Zygote unexpected broadcasting

This is a MWE for a problem i’m having, I’ve adapted matrix multiplication to accept trans arguments telling whether the matrix is to be transposed.
As for the adjoint definition, I looked at NNlib.batched_mul

When I try to get the gradient of x.x^T w.r.t. x using my_mul, get an error shown below.

x = rand(2, 3)

function my_mul(A, B, transA, transB) #transA/transB is either 'N' or 'T'
    (transA == 'N' ? A : A')*(transB == 'N' ? B : B')
end

my_mul(x, x, 'N', 'T')

using Zygote

Zygote.@adjoint function my_mul(A, B, transA, transB)
    d = Dict('N'=>'T', 'T'=>'N')

    C = my_mul(A, B, transA, transB)
    C, Δ -> (my_mul(Δ, B, 'N', d[transB]), my_mul(A, Δ, d[transA], 'N'))
end

Zygote.gradient(x) do x
    sum(x*x')
end # expected result

Zygote.gradient(x) do x
    sum(my_mul(x, x, 'N', 'T'))
end # unexpected!
ERROR: DimensionMismatch("arrays could not be broadcast to a common size; got a dimension with lengths 2 and 3")
Stacktrace:
 [1] _bcs1 at .\broadcast.jl:501 [inlined]
 [2] _bcs at .\broadcast.jl:495 [inlined]
 [3] broadcast_shape at .\broadcast.jl:489 [inlined]
 [4] combine_axes at .\broadcast.jl:484 [inlined]  
 [5] instantiate at .\broadcast.jl:266 [inlined]   
 [6] materialize at .\broadcast.jl:837 [inlined]   
 [7] accum(::Array{Float64,2}, ::Array{Float64,2}) 
at C:\Users\jules\.julia\packages\Zygote\Xgcgs\src\lib\lib.jl:16
 [8] (::Zygote.var"#41#42"{typeof(∂(#13))})(::Float64) at C:\Users\jules\.julia\packages\Zygote\Xgcgs\src\compiler\interface.jl:45
 [9] gradient(::Function, ::Array{Float64,2}) at C:\Users\jules\.julia\packages\Zygote\Xgcgs\src\compiler\interface.jl:54
 [10] top-level scope at REPL[1]:1
 [11] include_string(::Function, ::Module, ::String, ::String) at .\loading.jl:1088

I believe the failed broadcasting is coming from Zygote.accum which tries to add both the adjoint results together.
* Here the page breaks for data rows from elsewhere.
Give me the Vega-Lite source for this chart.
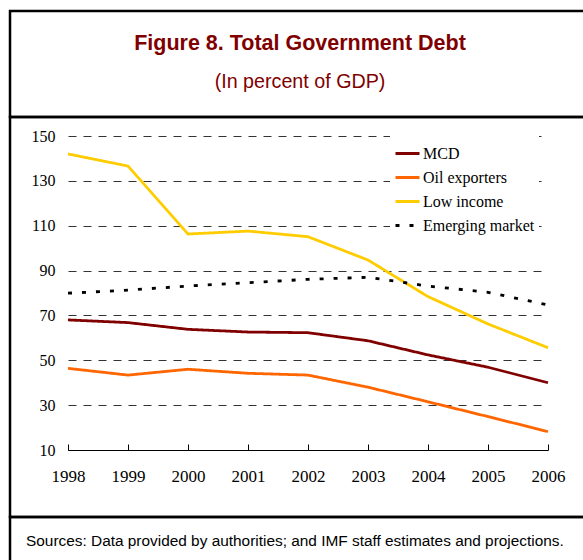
{
  "$schema": "https://vega.github.io/schema/vega-lite/v6.json",
  "autosize": {"type": "none"},
  "padding": {"left": 10, "top": 11, "right": 573, "bottom": 549},
  "spacing": 0,
  "bounds": "flush",
  "resolve": {"legend": {"color": "independent", "strokeDash": "independent"}},
  "config": {
    "view": {"stroke": "black", "strokeWidth": 2.5},
    "concat": {"spacing": 0}
  },
  "vconcat": [
    {
      "width": 580,
      "height": 106,
      "view": {"stroke": "black", "strokeWidth": 2.5},
      "data": {"values": [{"t": ""}]},
      "mark": {"type": "text"},
      "encoding": {"text": {"field": "t"}},
      "title": {
        "text": "Figure 8. Total Government Debt",
        "subtitle": "(In percent of GDP)",
        "font": "Liberation Sans",
        "fontSize": 21.5,
        "fontWeight": "bold",
        "color": "#800000",
        "subtitleFont": "Liberation Sans",
        "subtitleFontSize": 19.7,
        "subtitleFontWeight": "normal",
        "subtitleColor": "#800000",
        "subtitlePadding": 18,
        "anchor": "middle",
        "frame": "group",
        "offset": -81
      }
    },
    {
      "width": 580,
      "height": 400,
      "view": {"stroke": "black", "strokeWidth": 2.5},
      "data": {"values": [
        {"year": 1998, "series": "MCD", "value": 68.0},
        {"year": 1999, "series": "MCD", "value": 66.8},
        {"year": 2000, "series": "MCD", "value": 63.8},
        {"year": 2001, "series": "MCD", "value": 62.6},
        {"year": 2002, "series": "MCD", "value": 62.3},
        {"year": 2003, "series": "MCD", "value": 58.7},
        {"year": 2004, "series": "MCD", "value": 52.4},
        {"year": 2005, "series": "MCD", "value": 46.9},
        {"year": 2006, "series": "MCD", "value": 40.0},
        {"year": 1998, "series": "Oil exporters", "value": 46.4},
        {"year": 1999, "series": "Oil exporters", "value": 43.4},
        {"year": 2000, "series": "Oil exporters", "value": 46.0},
        {"year": 2001, "series": "Oil exporters", "value": 44.2},
        {"year": 2002, "series": "Oil exporters", "value": 43.4},
        {"year": 2003, "series": "Oil exporters", "value": 38.0},
        {"year": 2004, "series": "Oil exporters", "value": 31.5},
        {"year": 2005, "series": "Oil exporters", "value": 24.9},
        {"year": 2006, "series": "Oil exporters", "value": 18.2},
        {"year": 1998, "series": "Low income", "value": 142.0},
        {"year": 1999, "series": "Low income", "value": 136.6},
        {"year": 2000, "series": "Low income", "value": 106.3},
        {"year": 2001, "series": "Low income", "value": 107.6},
        {"year": 2002, "series": "Low income", "value": 105.1},
        {"year": 2003, "series": "Low income", "value": 94.7},
        {"year": 2004, "series": "Low income", "value": 78.4},
        {"year": 2005, "series": "Low income", "value": 66.2},
        {"year": 2006, "series": "Low income", "value": 55.6},
        {"year": 1998, "series": "Emerging market", "value": 79.9},
        {"year": 1999, "series": "Emerging market", "value": 81.3},
        {"year": 2000, "series": "Emerging market", "value": 83.1},
        {"year": 2001, "series": "Emerging market", "value": 84.6},
        {"year": 2002, "series": "Emerging market", "value": 86.1},
        {"year": 2003, "series": "Emerging market", "value": 87.0},
        {"year": 2004, "series": "Emerging market", "value": 83.1},
        {"year": 2005, "series": "Emerging market", "value": 80.3},
        {"year": 2006, "series": "Emerging market", "value": 74.7}
      ]},
      "mark": {"type": "line", "strokeWidth": 2.8},
      "encoding": {
        "x": {
          "field": "year", "type": "quantitative",
          "scale": {"domain": [1998, 2006], "range": [58, 538], "nice": false, "zero": false},
          "axis": {
            "values": [1998, 1999, 2000, 2001, 2002, 2003, 2004, 2005, 2006],
            "format": "d", "title": null, "orient": "bottom", "offset": -67,
            "grid": false, "domain": true, "domainColor": "black", "domainWidth": 1,
            "ticks": true, "tickSize": -6, "tickColor": "black", "tickWidth": 1,
            "labelPadding": 24, "labelFont": "Liberation Serif", "labelFontSize": 17,
            "labelColor": "black", "labelFlush": false, "labelOverlap": false
          }
        },
        "y": {
          "field": "value", "type": "quantitative",
          "scale": {"domain": [10, 150], "range": [333, 19], "nice": false, "zero": false},
          "axis": {
            "values": [10, 30, 50, 70, 90, 110, 130, 150],
            "title": null, "offset": -58, "domain": false, "ticks": false, "tickSize": 0,
            "labelPadding": 13, "grid": true, "gridColor": "#333333", "gridDash": [8, 7], "gridWidth": 1,
            "labelFont": "Liberation Serif", "labelFontSize": 16, "labelColor": "black"
          }
        },
        "color": {
          "field": "series", "type": "nominal",
          "scale": {"domain": ["MCD", "Oil exporters", "Low income", "Emerging market"], "range": ["#800000", "#ff6600", "#ffcc00", "#000000"]},
          "legend": {
            "title": null, "orient": "none", "legendX": 380, "legendY": 19, "fillColor": "white", "padding": 4,
            "symbolType": "stroke", "symbolSize": 576, "symbolStrokeWidth": 3,
            "labelFont": "Liberation Serif", "labelFontSize": 16, "labelColor": "black", "labelOffset": 2, "rowPadding": 2
          }
        },
        "strokeDash": {
          "field": "series", "type": "nominal",
          "scale": {"domain": ["MCD", "Oil exporters", "Low income", "Emerging market"], "range": [[1, 0], [1, 0], [1, 0], [4, 10]]},
          "legend": {
            "title": null, "orient": "none", "legendX": 380, "legendY": 19, "fillColor": "white", "padding": 4,
            "symbolType": "stroke", "symbolSize": 576, "symbolStrokeWidth": 3,
            "labelFont": "Liberation Serif", "labelFontSize": 16, "labelColor": "black", "labelOffset": 2, "rowPadding": 2
          }
        }
      }
    },
    {
      "width": 580,
      "height": 50,
      "view": {"stroke": "black", "strokeWidth": 2.5},
      "data": {"values": [{"t": ""}]},
      "mark": {"type": "text"},
      "encoding": {"text": {"field": "t"}},
      "title": {
        "text": "Sources: Data provided by authorities; and IMF staff estimates and projections.",
        "font": "Liberation Sans",
        "fontSize": 15.4,
        "fontWeight": "normal",
        "color": "black",
        "anchor": "start",
        "frame": "group",
        "dx": 16,
        "offset": -32
      }
    }
  ]
}
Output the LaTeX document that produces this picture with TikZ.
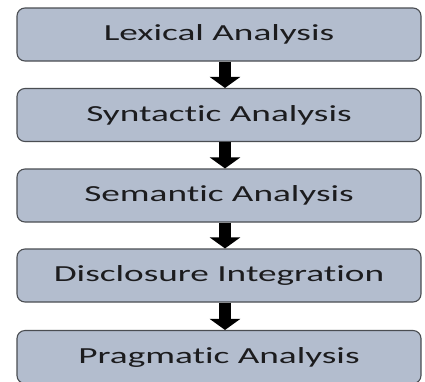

Note that this only happens if I’m multiplying an array with itself, that is, replacing one of the x's with a copy fixes it.
When I take the gradient of sum(x*x') I do get a sensible answer.

Does anybody know what I’m doing wrong here?

Thanks in advance,
Jules

Sorry for the noise, this problem arises because I’m implicitly transposing a matrix so this needs to be reflected in the adjoint definition.